Jawaban: “Oh gituu.. Salah itung dong ya?” (pasang muka memelas) “Maaf deh kalau begitu. Nggak bakal diulang lagi. Ini juga mau cabut kok.” (pasang muka tambah melas dan menyesal).

Kami juga akan memilih petugas cowok yang tua, jangan ibu-ibu apalagi nenek-nenek karena mereka lebih galak dan nyinyir. Juga membahas bagaimana kalau hanya salah satu dari kami yang bisa lolos. Kami pun sepakat agar mengantri di loket imigrasi yang sama, berbaris depan-belakang agar hasilnya sama – kalau nggak sama-sama lolos, atau sama-sama ditahan.

17 November 2012
Yang bisa kami lakukan adalah meminimalisasi, oleh karena itu kami sampai di bandara 4 jam sebelumnya. Setelah check in, kami tidak banyak omong karena sibuk “menenangkan” detak jantung yang rasanya bisa terdengar sampai ke telinga semua orang.

Inilah saatnya… antrian imigrasi! Pelan-pelan berjalan maju, tapi dengkul saya lemas sekali. Berasa mau terjun ke ujung platform bungy jump dari menara ratusan meter. Makin dekat, makin lemas. Kedua telapak tangan saya keringetan. Saya pun berdoa dalam hati agar dilancarkan. Entah bagaimana doa seorang kriminal bisa diterima.
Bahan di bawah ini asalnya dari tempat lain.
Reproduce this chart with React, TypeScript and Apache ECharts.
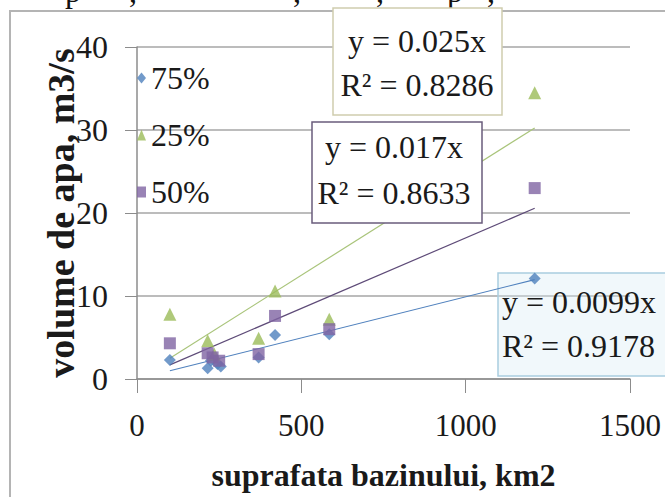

Saat giliran saya yang maju, eh si Yasmin disuruh maju ke konter yang berbeda. Dari jauh kami liat-liatan dengan muka stres. Saya menarik napas dalam-dalam. “Hhh-haii,” kata saya sambil menyerahkan paspor. Duh, suara saya kok parau gini. Ketauan banget bersalahnya!
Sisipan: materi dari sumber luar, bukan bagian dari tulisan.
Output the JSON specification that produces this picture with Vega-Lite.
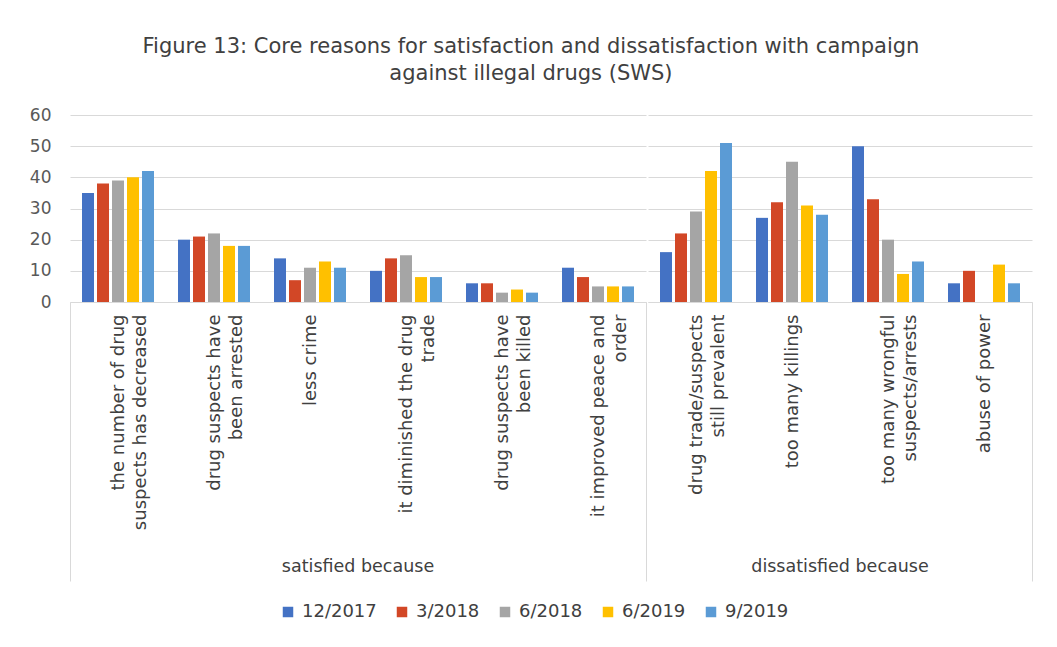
{
  "$schema": "https://vega.github.io/schema/vega-lite/v6.json",
  "padding": {"left": 29, "top": 36, "right": 20, "bottom": 10},
  "background": "white",
  "title": {
    "text": ["Figure 13: Core reasons for satisfaction and dissatisfaction with campaign", "against illegal drugs (SWS)"],
    "font": "DejaVu Sans", "fontSize": 21, "fontWeight": "normal", "color": "#404040",
    "lineHeight": 27, "anchor": "middle", "offset": 22, "dx": 0
  },
  "data": {"values": [
    {"group": "satisfied because", "ord": 1, "category": "the number of drug|suspects has decreased", "period": "12/2017", "value": 35},
    {"group": "satisfied because", "ord": 1, "category": "the number of drug|suspects has decreased", "period": "3/2018", "value": 38},
    {"group": "satisfied because", "ord": 1, "category": "the number of drug|suspects has decreased", "period": "6/2018", "value": 39},
    {"group": "satisfied because", "ord": 1, "category": "the number of drug|suspects has decreased", "period": "6/2019", "value": 40},
    {"group": "satisfied because", "ord": 1, "category": "the number of drug|suspects has decreased", "period": "9/2019", "value": 42},
    {"group": "satisfied because", "ord": 2, "category": "drug suspects have|been arrested", "period": "12/2017", "value": 20},
    {"group": "satisfied because", "ord": 2, "category": "drug suspects have|been arrested", "period": "3/2018", "value": 21},
    {"group": "satisfied because", "ord": 2, "category": "drug suspects have|been arrested", "period": "6/2018", "value": 22},
    {"group": "satisfied because", "ord": 2, "category": "drug suspects have|been arrested", "period": "6/2019", "value": 18},
    {"group": "satisfied because", "ord": 2, "category": "drug suspects have|been arrested", "period": "9/2019", "value": 18},
    {"group": "satisfied because", "ord": 3, "category": "less crime", "period": "12/2017", "value": 14},
    {"group": "satisfied because", "ord": 3, "category": "less crime", "period": "3/2018", "value": 7},
    {"group": "satisfied because", "ord": 3, "category": "less crime", "period": "6/2018", "value": 11},
    {"group": "satisfied because", "ord": 3, "category": "less crime", "period": "6/2019", "value": 13},
    {"group": "satisfied because", "ord": 3, "category": "less crime", "period": "9/2019", "value": 11},
    {"group": "satisfied because", "ord": 4, "category": "it diminished the drug|trade", "period": "12/2017", "value": 10},
    {"group": "satisfied because", "ord": 4, "category": "it diminished the drug|trade", "period": "3/2018", "value": 14},
    {"group": "satisfied because", "ord": 4, "category": "it diminished the drug|trade", "period": "6/2018", "value": 15},
    {"group": "satisfied because", "ord": 4, "category": "it diminished the drug|trade", "period": "6/2019", "value": 8},
    {"group": "satisfied because", "ord": 4, "category": "it diminished the drug|trade", "period": "9/2019", "value": 8},
    {"group": "satisfied because", "ord": 5, "category": "drug suspects have|been killed", "period": "12/2017", "value": 6},
    {"group": "satisfied because", "ord": 5, "category": "drug suspects have|been killed", "period": "3/2018", "value": 6},
    {"group": "satisfied because", "ord": 5, "category": "drug suspects have|been killed", "period": "6/2018", "value": 3},
    {"group": "satisfied because", "ord": 5, "category": "drug suspects have|been killed", "period": "6/2019", "value": 4},
    {"group": "satisfied because", "ord": 5, "category": "drug suspects have|been killed", "period": "9/2019", "value": 3},
    {"group": "satisfied because", "ord": 6, "category": "it improved peace and|order", "period": "12/2017", "value": 11},
    {"group": "satisfied because", "ord": 6, "category": "it improved peace and|order", "period": "3/2018", "value": 8},
    {"group": "satisfied because", "ord": 6, "category": "it improved peace and|order", "period": "6/2018", "value": 5},
    {"group": "satisfied because", "ord": 6, "category": "it improved peace and|order", "period": "6/2019", "value": 5},
    {"group": "satisfied because", "ord": 6, "category": "it improved peace and|order", "period": "9/2019", "value": 5},
    {"group": "dissatisfied because", "ord": 7, "category": "drug trade/suspects|still prevalent", "period": "12/2017", "value": 16},
    {"group": "dissatisfied because", "ord": 7, "category": "drug trade/suspects|still prevalent", "period": "3/2018", "value": 22},
    {"group": "dissatisfied because", "ord": 7, "category": "drug trade/suspects|still prevalent", "period": "6/2018", "value": 29},
    {"group": "dissatisfied because", "ord": 7, "category": "drug trade/suspects|still prevalent", "period": "6/2019", "value": 42},
    {"group": "dissatisfied because", "ord": 7, "category": "drug trade/suspects|still prevalent", "period": "9/2019", "value": 51},
    {"group": "dissatisfied because", "ord": 8, "category": "too many killings", "period": "12/2017", "value": 27},
    {"group": "dissatisfied because", "ord": 8, "category": "too many killings", "period": "3/2018", "value": 32},
    {"group": "dissatisfied because", "ord": 8, "category": "too many killings", "period": "6/2018", "value": 45},
    {"group": "dissatisfied because", "ord": 8, "category": "too many killings", "period": "6/2019", "value": 31},
    {"group": "dissatisfied because", "ord": 8, "category": "too many killings", "period": "9/2019", "value": 28},
    {"group": "dissatisfied because", "ord": 9, "category": "too many wrongful|suspects/arrests", "period": "12/2017", "value": 50},
    {"group": "dissatisfied because", "ord": 9, "category": "too many wrongful|suspects/arrests", "period": "3/2018", "value": 33},
    {"group": "dissatisfied because", "ord": 9, "category": "too many wrongful|suspects/arrests", "period": "6/2018", "value": 20},
    {"group": "dissatisfied because", "ord": 9, "category": "too many wrongful|suspects/arrests", "period": "6/2019", "value": 9},
    {"group": "dissatisfied because", "ord": 9, "category": "too many wrongful|suspects/arrests", "period": "9/2019", "value": 13},
    {"group": "dissatisfied because", "ord": 10, "category": "abuse of power", "period": "12/2017", "value": 6},
    {"group": "dissatisfied because", "ord": 10, "category": "abuse of power", "period": "3/2018", "value": 10},
    {"group": "dissatisfied because", "ord": 10, "category": "abuse of power", "period": "6/2019", "value": 12},
    {"group": "dissatisfied because", "ord": 10, "category": "abuse of power", "period": "9/2019", "value": 6}
  ]},
  "facet": {
    "column": {
      "field": "group", "type": "nominal",
      "sort": ["satisfied because", "dissatisfied because"],
      "title": null,
      "header": {
        "labelOrient": "bottom", "labelFont": "DejaVu Sans", "labelFontSize": 17.5,
        "labelColor": "#404040", "labelPadding": -24
      }
    }
  },
  "spacing": 0,
  "resolve": {"scale": {"x": "independent", "xOffset": "independent"}},
  "spec": {
    "width": {"step": 96, "for": "position"},
    "height": 187,
    "encoding": {
      "xOffset": {
        "field": "period", "type": "nominal",
        "sort": ["12/2017", "3/2018", "6/2018", "6/2019", "9/2019"],
        "scale": {"paddingInner": 0.2}
      },
      "y": {
        "field": "value", "type": "quantitative", "title": null,
        "scale": {"domain": [0, 60]},
        "axis": {
          "values": [0, 10, 20, 30, 40, 50, 60], "domain": false, "ticks": false,
          "labelFont": "DejaVu Sans", "labelFontSize": 17, "labelColor": "#595959",
          "labelPadding": 18, "gridColor": "#d9d9d9", "gridWidth": 1
        }
      },
      "color": {
        "field": "period", "type": "nominal",
        "sort": ["12/2017", "3/2018", "6/2018", "6/2019", "9/2019"],
        "scale": {
          "domain": ["12/2017", "3/2018", "6/2018", "6/2019", "9/2019"],
          "range": ["#4472C4", "#D24726", "#A5A5A5", "#FFC000", "#5B9BD5"]
        },
        "legend": {
          "title": null, "orient": "none", "direction": "horizontal",
          "legendX": 209, "legendY": 488,
          "symbolType": "square", "symbolSize": 110, "symbolStrokeWidth": 0,
          "labelFont": "DejaVu Sans", "labelFontSize": 18, "labelColor": "#404040",
          "columnPadding": 16, "symbolOffset": 0, "labelOffset": 5
        }
      }
    },
    "layer": [
      {
        "mark": {"type": "bar"},
        "encoding": {
          "x": {
            "field": "category", "type": "nominal", "sort": {"field": "ord", "op": "min"},
            "title": null,
            "scale": {"paddingInner": 0.25, "paddingOuter": 0.125},
            "axis": {
              "orient": "bottom",
              "labelAngle": -90, "labelAlign": "right", "labelBaseline": "middle",
              "labelExpr": "split(datum.label, '|')",
              "labelFont": "DejaVu Sans", "labelFontSize": 18, "labelColor": "#404040",
              "labelLineHeight": 22, "labelLimit": 400,
              "domainColor": "#d9d9d9", "domainWidth": 1,
              "tickOffset": -48, "labelOffset": 48,
              "tickSize": 279, "tickWidth": 1,
              "tickColor": {"condition": {"test": "datum.value === 'the number of drug|suspects has decreased'", "value": "#d9d9d9"}, "value": "transparent"},
              "labelPadding": -267
            }
          }
        }
      },
      {
        "mark": {"type": "bar", "opacity": 0},
        "encoding": {
          "x": {
            "field": "category", "type": "nominal", "sort": {"field": "ord", "op": "min"},
            "title": null,
            "axis": {
              "orient": "bottom", "labels": false, "domain": false, "grid": false,
              "tickOffset": 48, "tickSize": 279, "tickWidth": 1,
              "tickColor": {"condition": {"test": "datum.index === 1", "value": "#d9d9d9"}, "value": "transparent"}
            }
          }
        }
      }
    ],
    "resolve": {"axis": {"x": "independent"}}
  },
  "config": {
    "view": {"stroke": null}
  }
}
Petugasnya seorang pria berusia akhir 20an mengambil paspor saya. Dag-dig-dug. Membolak-balik halamannya. Dag-dig-dugg. Lalu berhenti sejenak di satu halaman. Dag-dig-dug. Dag-dig-dug. Lalu ia menarik napas dan melihat saya dalam-dalam selama beberapa detik. DAG-DIG-DUG. DAG-DIG-DUG. Saya menatapnya balik dengan bibir bergetar. Kalau di sinetron, adegan ini akan di zoom-in zoom-out antara wajah saya dan wajah petugas dan diberi bekgron suara, “Jeng jeng jeeeng.. “

Tiba-tiba ada tangan di depan muka saya bersama paspor hijau. Eh ini kan paspor saya! Lah, ternyata si petugas ngomong sepatah kata aja nggak! HOREEE!!! Maunya saya bereaksi jumpalitan, apa daya terlalu lemas sehingga saya jatuh lunglai di belakang konter imigrasi. Tak berapa lama kemudian Yasmin muncul sambil nyengir. Fuuuiiihh… Bye Europe, welcome South America!